Blas J. Muñoz. La vida suele componer su collage de escenas
que determinan una trayectoria por medio de detalles que, en apariencia
nimios, vienen a marcar el futuro. Y esos gestos encuentran su liturgia
especial en la figura del torero que mantiene rituales que son
inherentes a un modo de vida diferente al resto de sus congéneres.
Cada diestro guarda imágenes de Vírgenes y Cristos, pero
suele tener una por la que siente un apego especial; una hierofanía a
través de la que encuentra la calma en el momento preciso por el que
transitan el miedo o la desilusión. Y, como es sabido, la de Juan
Serrano "Finito de Córdoba" es Nuestra Señora de los Dolores, la Reina
de los Servitas, la estrella que ilumina al torero en sus tardes.

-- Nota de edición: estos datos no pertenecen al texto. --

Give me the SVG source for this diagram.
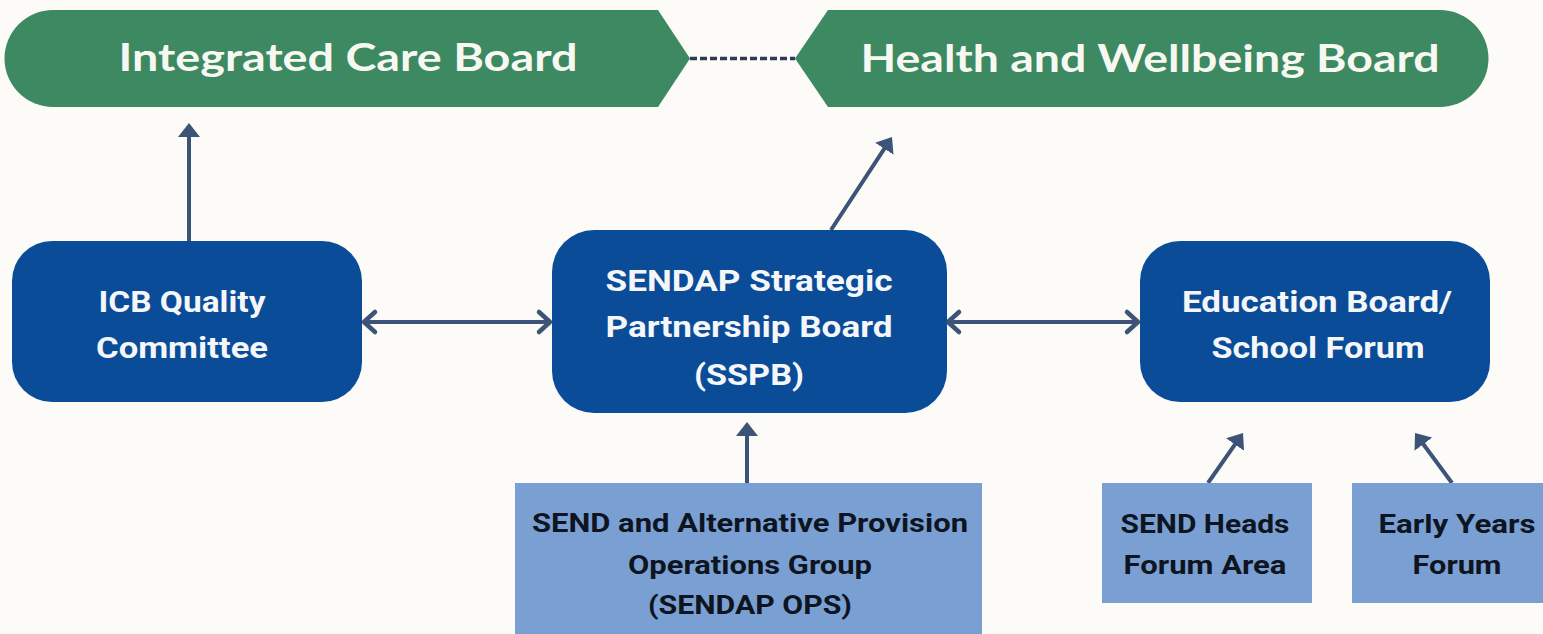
<svg xmlns="http://www.w3.org/2000/svg" width="1543" height="634" viewBox="0 0 1543 634">
  <style>
    .banner { fill: #3c8962; }
    .btext { font-family: Lato, "Open Sans", "Liberation Sans", sans-serif; font-weight: 700; font-size: 38px; fill: #f8f8f3; text-anchor: middle; }
    .main { fill: #0a4c98; }
    .mtext { font-family: Roboto, "Liberation Sans", sans-serif; font-weight: 700; font-size: 30px; fill: #f5f6f8; text-anchor: middle; }
    .sub { fill: #7aa0d3; }
    .stext { font-family: Roboto, "Liberation Sans", sans-serif; font-weight: 700; font-size: 26px; fill: #0e1521; text-anchor: middle; }
    .arrow { stroke: #3d5478; stroke-width: 4; fill: none; }
  </style>
  <defs>
    <marker id="tri" viewBox="0 0 14 22" refX="4" refY="11" markerWidth="14" markerHeight="22" markerUnits="userSpaceOnUse" orient="auto">
      <path d="M0,0 L14,11 L0,22 Z" fill="#3d5478"/>
    </marker>
    <marker id="chev" viewBox="-2 -13 16 26" refX="12" refY="0" markerWidth="16" markerHeight="26" markerUnits="userSpaceOnUse" orient="auto-start-reverse" overflow="visible">
      <path d="M1,-10 L12,0 L1,10" fill="none" stroke="#3d5478" stroke-width="4.5" stroke-linecap="round" stroke-linejoin="round"/>
    </marker>
  </defs>
  <rect x="0" y="0" width="1543" height="634" fill="#fdfbf8"/>

  <g id="connectors">
    <line x1="690" y1="58.5" x2="795" y2="58.5" stroke="#2e3a56" stroke-width="3.5" stroke-dasharray="7 3"/>
    <line class="arrow" x1="189" y1="241" x2="189" y2="133" marker-end="url(#tri)"/>
    <line class="arrow" x1="831" y1="230" x2="886.5" y2="145.4" marker-end="url(#tri)"/>
    <line class="arrow" x1="364" y1="322" x2="550" y2="322" marker-start="url(#chev)" marker-end="url(#chev)"/>
    <line class="arrow" x1="948" y1="322" x2="1138" y2="322" marker-start="url(#chev)" marker-end="url(#chev)"/>
    <line class="arrow" x1="747" y1="483" x2="747" y2="432" marker-end="url(#tri)"/>
    <line class="arrow" x1="1208" y1="483" x2="1237.3" y2="441.2" marker-end="url(#tri)"/>
    <line class="arrow" x1="1452" y1="483" x2="1421" y2="441" marker-end="url(#tri)"/>
  </g>

  <g id="icb">
    <path class="banner" d="M53,10 L658,10 L690,58.5 L658,107 L53,107 A48.5,48.5 0 0 1 53,10 Z"/>
    <text class="btext" x="348" y="71" textLength="459" lengthAdjust="spacingAndGlyphs">Integrated Care Board</text>
  </g>

  <g id="hwb">
    <path class="banner" d="M795,58.5 L828,10 L1440,10 A48.5,48.5 0 0 1 1440,107 L828,107 Z"/>
    <text class="btext" x="1150" y="72" textLength="579" lengthAdjust="spacingAndGlyphs">Health and Wellbeing Board</text>
  </g>

  <g id="icb-quality">
    <rect class="main" x="12" y="241" width="350" height="161" rx="40"/>
    <text class="mtext" x="182" y="312" textLength="167" lengthAdjust="spacingAndGlyphs">ICB Quality</text>
    <text class="mtext" x="182" y="358" textLength="172" lengthAdjust="spacingAndGlyphs">Committee</text>
  </g>

  <g id="sspb">
    <rect class="main" x="552" y="230" width="395" height="183" rx="42"/>
    <text class="mtext" x="749" y="291" textLength="287" lengthAdjust="spacingAndGlyphs">SENDAP Strategic</text>
    <text class="mtext" x="749" y="337" textLength="287" lengthAdjust="spacingAndGlyphs">Partnership Board</text>
    <text class="mtext" x="749" y="385" textLength="110" lengthAdjust="spacingAndGlyphs">(SSPB)</text>
  </g>

  <g id="education">
    <rect class="main" x="1140" y="241" width="350" height="161" rx="40"/>
    <text class="mtext" x="1317" y="312" textLength="270" lengthAdjust="spacingAndGlyphs">Education Board/</text>
    <text class="mtext" x="1318" y="358" textLength="213" lengthAdjust="spacingAndGlyphs">School Forum</text>
  </g>

  <g id="sendap-ops">
    <rect class="sub" x="515" y="483" width="467" height="151"/>
    <text class="stext" x="750" y="532" textLength="436" lengthAdjust="spacingAndGlyphs">SEND and Alternative Provision</text>
    <text class="stext" x="750" y="574" textLength="244" lengthAdjust="spacingAndGlyphs">Operations Group</text>
    <text class="stext" x="750" y="614" textLength="204" lengthAdjust="spacingAndGlyphs">(SENDAP OPS)</text>
  </g>

  <g id="send-heads">
    <rect class="sub" x="1102" y="483" width="210" height="120"/>
    <text class="stext" x="1205" y="533" textLength="169" lengthAdjust="spacingAndGlyphs">SEND Heads</text>
    <text class="stext" x="1205" y="574" textLength="163" lengthAdjust="spacingAndGlyphs">Forum Area</text>
  </g>

  <g id="early-years">
    <rect class="sub" x="1352" y="483" width="200" height="120"/>
    <text class="stext" x="1457" y="533" textLength="157" lengthAdjust="spacingAndGlyphs">Early Years</text>
    <text class="stext" x="1457" y="574" textLength="89" lengthAdjust="spacingAndGlyphs">Forum</text>
  </g>
</svg>
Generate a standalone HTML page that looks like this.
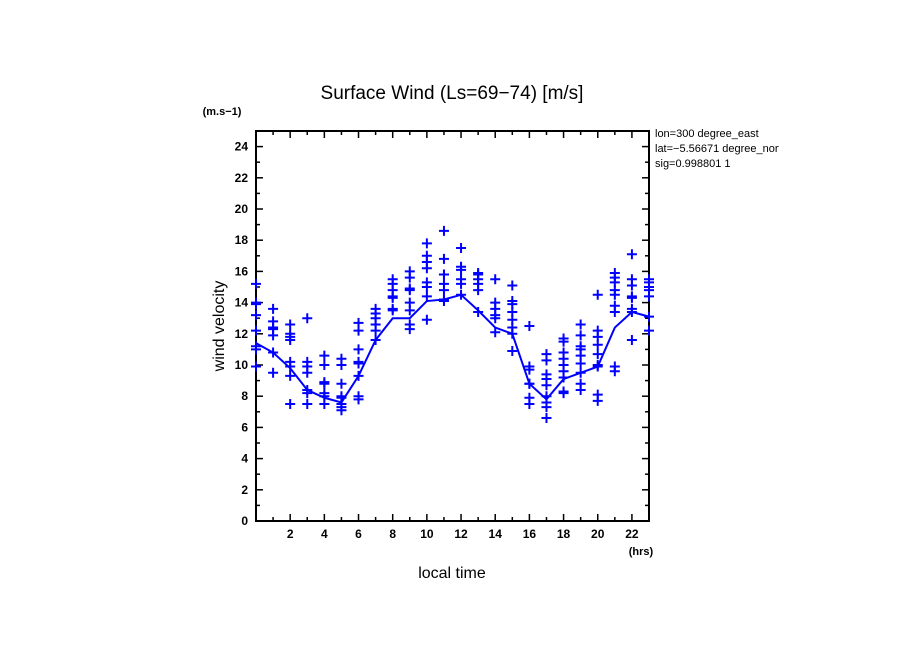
<!DOCTYPE html>
<html><head><meta charset="utf-8"><style>
body{margin:0;background:#fff}
svg{display:block;font-family:"Liberation Sans",sans-serif}
</style></head><body>
<svg id="c" width="904" height="654">
<text x="452" y="99" font-size="19" text-anchor="middle">Surface Wind  (Ls=69−74) [m/s]</text>
<text x="222" y="115" font-size="11" font-weight="bold" text-anchor="middle">(m.s−1)</text>
<text x="641" y="555" font-size="11" font-weight="bold" text-anchor="middle">(hrs)</text>
<text x="452" y="578" font-size="16" text-anchor="middle">local time</text>
<text transform="translate(224,326) rotate(-90)" font-size="16" text-anchor="middle">wind velocity</text>
<svg x="655" y="124" width="124" height="50">
<text x="0" y="13" font-size="11">lon=300 degree_east</text>
<text x="0" y="28" font-size="11">lat=−5.56671 degree_north</text>
<text x="0" y="43" font-size="11">sig=0.998801 1</text>
</svg>
<g id="axes"></g><g id="marks"></g>
</svg>
<script>
const hours=[0,1,2,3,4,5,6,7,8,9,10,11,12,13,14,15,16,17,18,19,20,21,22,23];
const meanValues=[11.4,10.8,9.8,8.4,7.9,7.6,9.3,11.6,13.0,13.0,14.1,14.2,14.5,13.5,12.4,12.0,8.8,7.8,9.1,9.5,9.9,12.4,13.4,13.1];
const samples=[
[15.2,14.0,13.9,13.2,12.2,11.2,11.0,9.9],
[13.6,12.8,12.4,12.3,11.9,10.8,9.5],
[12.6,12.0,11.8,11.6,10.2,9.9,9.3,7.5],
[13.0,10.2,9.9,9.5,8.4,8.2,7.5],
[10.6,10.0,8.9,8.8,8.2,8.0,7.5],
[10.4,10.0,8.8,8.0,7.9,7.5,7.3,7.1],
[12.7,12.2,11.0,10.2,10.1,9.3,8.0,7.8],
[13.6,13.3,13.0,12.6,12.2,11.6],
[15.5,15.2,14.8,14.4,14.3,13.6,13.5],
[16.0,15.6,14.9,14.8,14.0,13.5,12.6,12.3],
[17.8,17.0,16.6,16.2,15.3,15.0,14.4,12.9],
[18.6,16.8,15.8,15.8,15.2,14.8,14.2,14.1],
[17.5,16.3,16.1,15.5,15.2,14.5],
[15.9,15.8,15.5,15.2,14.8,13.4],
[15.5,14.0,13.6,13.2,13.0,12.1],
[15.1,14.1,13.9,13.4,12.9,12.4,12.0,10.9],
[12.5,9.9,9.7,8.8,8.8,7.9,7.5],
[10.7,10.3,9.4,9.1,8.7,8.0,7.6,7.3,6.6],
[11.7,11.5,10.8,10.4,10.0,9.6,9.2,8.2,8.3],
[12.6,11.9,11.2,11.0,10.6,10.1,9.5,8.8,8.4],
[14.5,12.2,11.8,11.3,10.7,10.0,9.9,8.1,7.7],
[15.9,15.6,15.3,14.8,14.5,13.8,13.4,9.9,9.6],
[17.1,15.5,15.1,14.4,14.3,13.6,13.4,11.6],
[15.5,15.3,15.0,14.8,14.4,13.1,12.2]];
const yTicks=[0,2,4,6,8,10,12,14,16,18,20,22,24];
const xTicks=[2,4,6,8,10,12,14,16,18,20,22];
const NS="http://www.w3.org/2000/svg";
const X0=256,X1=649,Y0=521,Y1=131,xMax=23,yMax=25;
const sx=v=>X0+v*(X1-X0)/xMax, sy=v=>Y0-v*(Y0-Y1)/yMax;
function mk(t,a,p){const e=document.createElementNS(NS,t);for(const k in a)e.setAttribute(k,a[k]);p.appendChild(e);return e;}
const ax=document.getElementById('axes'),mg=document.getElementById('marks');
const frame=mk('rect',{x:X0,y:Y1,width:X1-X0,height:Y0-Y1,fill:'none',stroke:'#000','stroke-width':2},ax);


for(let v=0;v<=yMax;v++){const L=v%2==0?7:4;
 mk('line',{x1:X0,x2:X0+L,y1:sy(v),y2:sy(v),stroke:'#000','stroke-width':1.5},ax);
 mk('line',{x1:X1,x2:X1-L,y1:sy(v),y2:sy(v),stroke:'#000','stroke-width':1.5},ax);}
for(let v=1;v<xMax;v++){const L=v%2==0?7:4;
 mk('line',{x1:sx(v),x2:sx(v),y1:Y0,y2:Y0-L,stroke:'#000','stroke-width':1.5},ax);
 mk('line',{x1:sx(v),x2:sx(v),y1:Y1,y2:Y1+L,stroke:'#000','stroke-width':1.5},ax);}
yTicks.forEach(v=>{const t=mk('text',{x:248,y:sy(v)+4,'font-size':12,'font-weight':'bold','text-anchor':'end'},ax);t.textContent=v;
 
 });
xTicks.forEach(v=>{const t=mk('text',{x:sx(v),y:538,'font-size':12,'font-weight':'bold','text-anchor':'middle'},ax);t.textContent=v;
 
 });
const line=mk('polyline',{points:hours.map((h,i)=>sx(h)+','+sy(meanValues[i])).join(' '),fill:'none',stroke:'#00f','stroke-width':2},mg);


hours.forEach((h,i)=>samples[i].forEach(v=>{const x=sx(h),y=sy(v);
 const p=mk('path',{d:`M${x-5},${y}H${x+5}M${x},${y-5}V${y+5}`,stroke:'#00f','stroke-width':2},mg);
 
 }));
</script>
</body></html>
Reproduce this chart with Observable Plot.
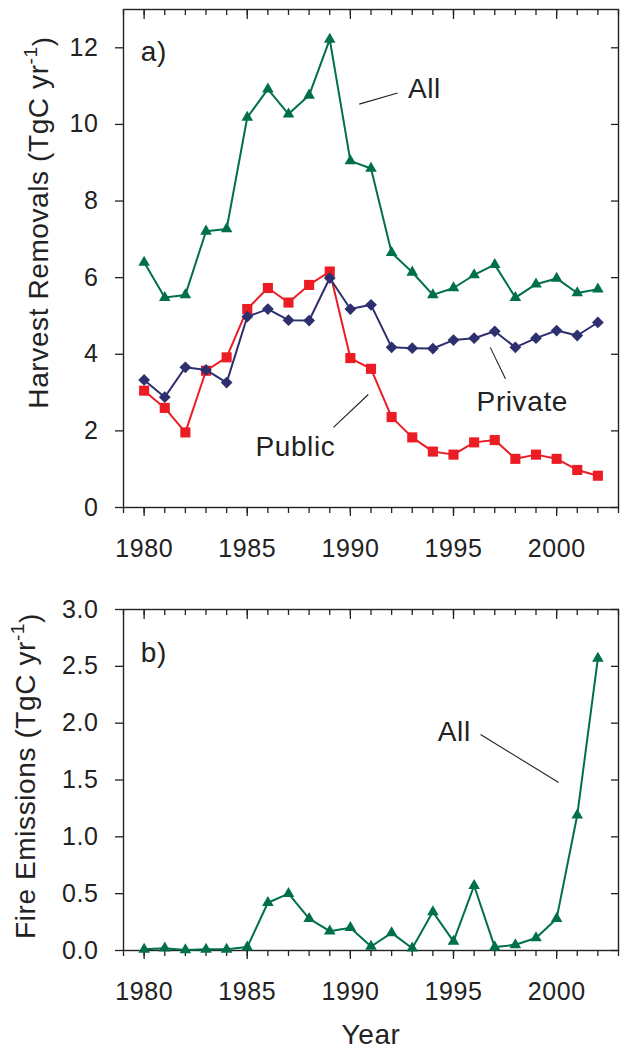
<!DOCTYPE html>
<html>
<head>
<meta charset="utf-8">
<script src="https://cdn.jsdelivr.net/npm/d3@7"></script>
<script src="https://cdn.jsdelivr.net/npm/@observablehq/plot@0.6"></script>
<style>
  html, body { margin: 0; padding: 0; background: #fff; }
  #chart svg { display: block; }
</style>
</head>
<body>
<div id="chart"></div>
<script>
// ---- data ----
const years = [1980,1981,1982,1983,1984,1985,1986,1987,1988,1989,1990,1991,1992,1993,1994,1995,1996,1997,1998,1999,2000,2001,2002];
const harvestAll = [6.40,5.48,5.55,7.21,7.27,10.18,10.92,10.27,10.76,12.22,9.05,8.85,6.65,6.14,5.55,5.73,6.07,6.34,5.48,5.83,5.98,5.60,5.70];
const harvestPrivate = [3.33,2.88,3.66,3.59,3.26,4.98,5.18,4.89,4.88,5.99,5.18,5.29,4.18,4.16,4.15,4.37,4.42,4.60,4.18,4.42,4.62,4.49,4.83];
const harvestPublic = [3.05,2.60,1.96,3.57,3.92,5.18,5.73,5.35,5.81,6.16,3.90,3.62,2.36,1.83,1.46,1.38,1.70,1.76,1.27,1.38,1.27,0.98,0.83];
const fireAll = [0.01,0.02,0.005,0.01,0.01,0.03,0.42,0.50,0.28,0.17,0.20,0.035,0.155,0.02,0.34,0.08,0.57,0.03,0.05,0.11,0.28,1.19,2.57];

const xDomain = [1979, 2003];
const majorYears = [1980,1985,1990,1995,2000];
const minorYears = [1979,1980,1981,1982,1983,1984,1985,1986,1987,1988,1989,1990,1991,1992,1993,1994,1995,1996,1997,1998,1999,2000,2001,2002,2003];
const harvestTicks = [0,2,4,6,8,10,12];
const fireTicks = [0,0.5,1.0,1.5,2.0,2.5,3.0];

const harvestTitle = "Harvest Removals (TgC yr-1)";
const fireTitle = "Fire Emissions (TgC yr-1)";
const xTitle = "Year";

const labelsA = [
  {x: 1979.84, y: 11.66, text: "a)"},
  {x: 1992.79, y: 10.69, text: "All"},
  {x: 1996.12, y: 2.53, text: "Private"},
  {x: 1985.40, y: 1.356, text: "Public"}
];
const leadersA = [
  {x1: 1990.43, y1: 10.53, x2: 1992.29, y2: 10.82},
  {x1: 1996.78, y1: 4.18, x2: 1997.52, y2: 3.36},
  {x1: 1989.18, y1: 2.09, x2: 1990.87, y2: 2.95}
];
const labelsB = [
  {x: 1979.84, y: 2.54, text: "b)"},
  {x: 1994.24, y: 1.847, text: "All"}
];
const leadersB = [
  {x1: 1996.31, y1: 1.90, x2: 2000.10, y2: 1.478}
];

// ---- styles ----
const GREEN = "#00704A", RED = "#EC1C24", NAVY = "#2D2F6E", INK = "#222";
const FONT = "'Liberation Sans', Arial, Helvetica, sans-serif";

const rows = (vals) => years.map((yr, i) => ({year: yr, value: vals[i]}));

function frameAxes(yTicks, yFmt) {
  return [
    Plot.frame({stroke: INK, strokeWidth: 1.4}),
    Plot.axisY({ticks: yTicks, tickSize: 8, tickPadding: 17, tickFormat: yFmt, label: null, stroke: INK, strokeWidth: 1.3}),
    Plot.axisY({anchor: "right", ticks: yTicks, tickSize: 8, dx: -8, tickFormat: () => "", label: null, stroke: INK, strokeWidth: 1.3}),
    Plot.axisX({ticks: majorYears, tickSize: 9, tickPadding: 23, tickFormat: d => String(d), label: null, stroke: INK, strokeWidth: 1.3}),
    Plot.axisX({ticks: minorYears, tickSize: 6, tickFormat: () => "", label: null, stroke: INK, strokeWidth: 1.3}),
    Plot.axisX({anchor: "top", ticks: majorYears, tickSize: 9, dy: 9, tickFormat: () => "", label: null, stroke: INK, strokeWidth: 1.3}),
    Plot.axisX({anchor: "top", ticks: minorYears, tickSize: 5, dy: 5, tickFormat: () => "", label: null, stroke: INK, strokeWidth: 1.3})
  ];
}

const common = {
  width: 626,
  marginLeft: 123,
  marginRight: 8,
  x: {domain: xDomain, label: null},
  style: {fontFamily: FONT, fontSize: "25px", color: INK, background: "#fff", letterSpacing: "0.6px"}
};

const harvestChart = Plot.plot({
  ...common,
  height: 580,
  marginTop: 9,
  marginBottom: 73,
  y: {domain: [0, 13], label: null},
  marks: [
    ...frameAxes(harvestTicks, d => String(d)),
    Plot.line(rows(harvestPublic), {x: "year", y: "value", stroke: RED, strokeWidth: 2}),
    Plot.dot(rows(harvestPublic), {x: "year", y: "value", symbol: "square", r: 5.7, fill: RED}),
    Plot.line(rows(harvestPrivate), {x: "year", y: "value", stroke: NAVY, strokeWidth: 2}),
    Plot.dot(rows(harvestPrivate), {x: "year", y: "value", symbol: "square", rotate: 45, r: 4.7, fill: NAVY}),
    Plot.line(rows(harvestAll), {x: "year", y: "value", stroke: GREEN, strokeWidth: 2}),
    Plot.dot(rows(harvestAll), {x: "year", y: "value", symbol: "triangle", r: 4.3, fill: GREEN}),
    Plot.link(leadersA, {x1: "x1", y1: "y1", x2: "x2", y2: "y2", stroke: INK, strokeWidth: 1.1}),
    Plot.text(labelsA, {x: "x", y: "y", text: "text", textAnchor: "start", lineAnchor: "bottom", fontSize: 28, fill: INK}),
    Plot.text([harvestTitle], {frameAnchor: "left", dx: -76, dy: -36, rotate: -90, lineAnchor: "bottom", textAnchor: "middle", fontSize: 28, fill: INK})
  ]
});

const fireChart = Plot.plot({
  ...common,
  height: 468,
  marginTop: 29,
  marginBottom: 98,
  y: {domain: [0, 3], label: null},
  marks: [
    ...frameAxes(fireTicks, d3.format(".1f")),
    Plot.line(rows(fireAll), {x: "year", y: "value", stroke: GREEN, strokeWidth: 2}),
    Plot.dot(rows(fireAll), {x: "year", y: "value", symbol: "triangle", r: 4.3, fill: GREEN}),
    Plot.link(leadersB, {x1: "x1", y1: "y1", x2: "x2", y2: "y2", stroke: INK, strokeWidth: 1.1}),
    Plot.text(labelsB, {x: "x", y: "y", text: "text", textAnchor: "start", lineAnchor: "bottom", fontSize: 28, fill: INK}),
    Plot.text([fireTitle], {frameAnchor: "left", dx: -89, dy: -4, rotate: -90, lineAnchor: "bottom", textAnchor: "middle", fontSize: 28, fill: INK}),
    Plot.text([xTitle], {frameAnchor: "bottom", dy: 93, lineAnchor: "bottom", textAnchor: "middle", fontSize: 28, fill: INK})
  ]
});

const host = document.getElementById("chart");
host.appendChild(harvestChart);
host.appendChild(fireChart);

// superscript "-1" in the y titles
function superscript(svg, title) {
  d3.select(svg).selectAll("text").each(function() {
    if (this.textContent === title) {
      const base = title.replace("yr-1)", "yr");
      const t = d3.select(this);
      t.text(null);
      t.append("tspan").text(base);
      t.append("tspan").attr("dy", "-0.55em").attr("font-size", "19px").text("-1");
      t.append("tspan").attr("dy", "0.55em").text(")");
    }
  });
}
superscript(harvestChart, harvestTitle);
superscript(fireChart, fireTitle);
</script>
</body>
</html>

La Hermandad de los Dolores compartía una imagen de la
tarde que estaba predestinada al éxito, al reencuentro con su afición
para que Finito celebrará sus veinticinco años de alternativa,
encerrándose con seis toros en el Coso de los Califas. La meteorología
no quiso que este esperado momento se diese y hubo de suspenderse el
festejo.
Los aficionados se quedaron con la frustración de no poder
asistir a una de esas tardes que siempre se recuerdan y contemplar los
lances acompasados por el sonido de Caído y Fuensanta. Pero en ese
momento, el torero volvió a mirarse en el espejo donde se buscan los
creyentes. Y allí, frente al retablo cerámico de Nuestra Señora de los
Dolores, se produjo el gesto preciso, en el peor momento.